Je garde le sou­ve­nir d’impressions engran­gées depuis mes pre­miers mois de vie. Je n’oublie pas les per­sonnes de ma famille que j’ai connues. J’ai conscience d’être la mémoire de la famille. Et le regard de l’enfant était Amour… je pro­mène dans ma vie ma lignée d’amour et je n’en suis pas qu’un seg­ment. J’ai connu de nom­breuses tra­hi­sons, tra­versé des situa­tions incom­pré­hen­sibles par­se­mées de pour­quoi. J’ai porté des far­deaux qui n’étaient pas les miens, j’ai endossé des fautes que je n’avais pas com­mises… mais ma filia­tion (comme mon ami­tié) est don­née à vie.

Quelle est la pre­mière image qui vous inter­pella ?
Le visage de ma mère. La lumière qui filtre au tra­vers des volets. Un film, vu alors que j’étais très jeune et que je fai­sais sem­blant de dor­mir. J’ai long­temps pensé qu’il fai­sait par­tie de ma vie et j’ai décou­vert, bien plus tard en le revoyant, qu’il était exté­rieur à moi. Il s’agit des Hauts de Hur­levent (film en noir et blanc de 1939)

Et votre pre­mière lec­ture ?
Les contes de Tol­stoï qu’on m’avait offerts et en paral­lèle les Mai­gret de Georges Sime­non que je piquais à mon oncle.

Quelles musiques écoutez-vous ?
Dan Ar Braz, Goran Bre­go­vic, Stra­vinski, Ravel… j’aime écou­ter la nature et le silence, aussi.

Quel est le livre que vous aimez relire ?
Je relis rare­ment un livre, même s’il m’a plu, mais je retourne vers lui. J’en lis une page, je l’ouvre au hasard. C’est ainsi que s’établit une rela­tion sur le long terme avec les poèmes d’Emily Dickin­son, les livres d’Annie Dillard (ento­mo­lo­giste), le Tao Te King, le Yoga-Sutra de Patan­jali. Je vais vous citer trois livres qui m’ont accom­pa­gnée, un temps : “Pen­sées pour moi-même” de Marc Aurèle, “Cita­delle” de Saint-Exupéry, “Le châ­teau inté­rieur” de Sainte Thé­rèse d’Avila.
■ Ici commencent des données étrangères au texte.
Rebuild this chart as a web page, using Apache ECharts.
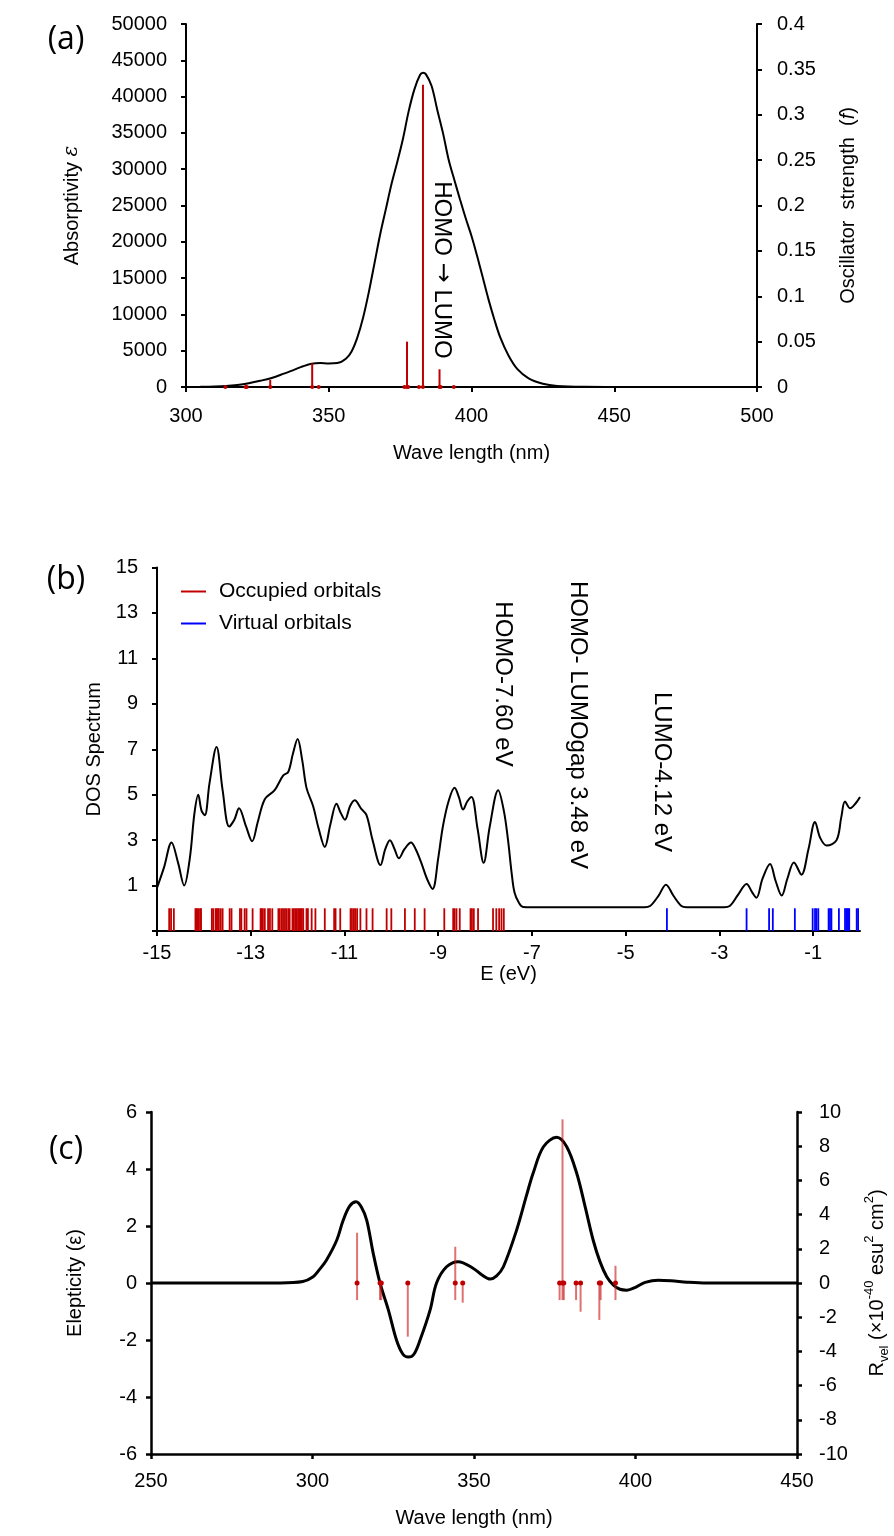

Quel film vous fait pleu­rer ?
“Sur la route de Madi­son’ (je me fais avoir à chaque fois… mais ce sont des larmes douces). “Brea­king the Waves”, un film de Lars Von Trier m’a bou­le­ver­sée. Sinon, “Elles… les filles du Ples­sis”, une fic­tion de 2017 de Béné­dicte Del­mas, avec San­drine Bon­naire, a fait remon­ter en moi tout le poids que por­taient les jeunes filles dans les années 1970. Période que j’ai tra­ver­sée avec mes révoltes personnelles.

Quand vous vous regar­dez dans un miroir qui voyez-vous ?
Une per­sonne à qui j’aimerais rendre son sou­rire. Alors je lui sou­ris… avant de m’éloigner du miroir et de ne plus y penser.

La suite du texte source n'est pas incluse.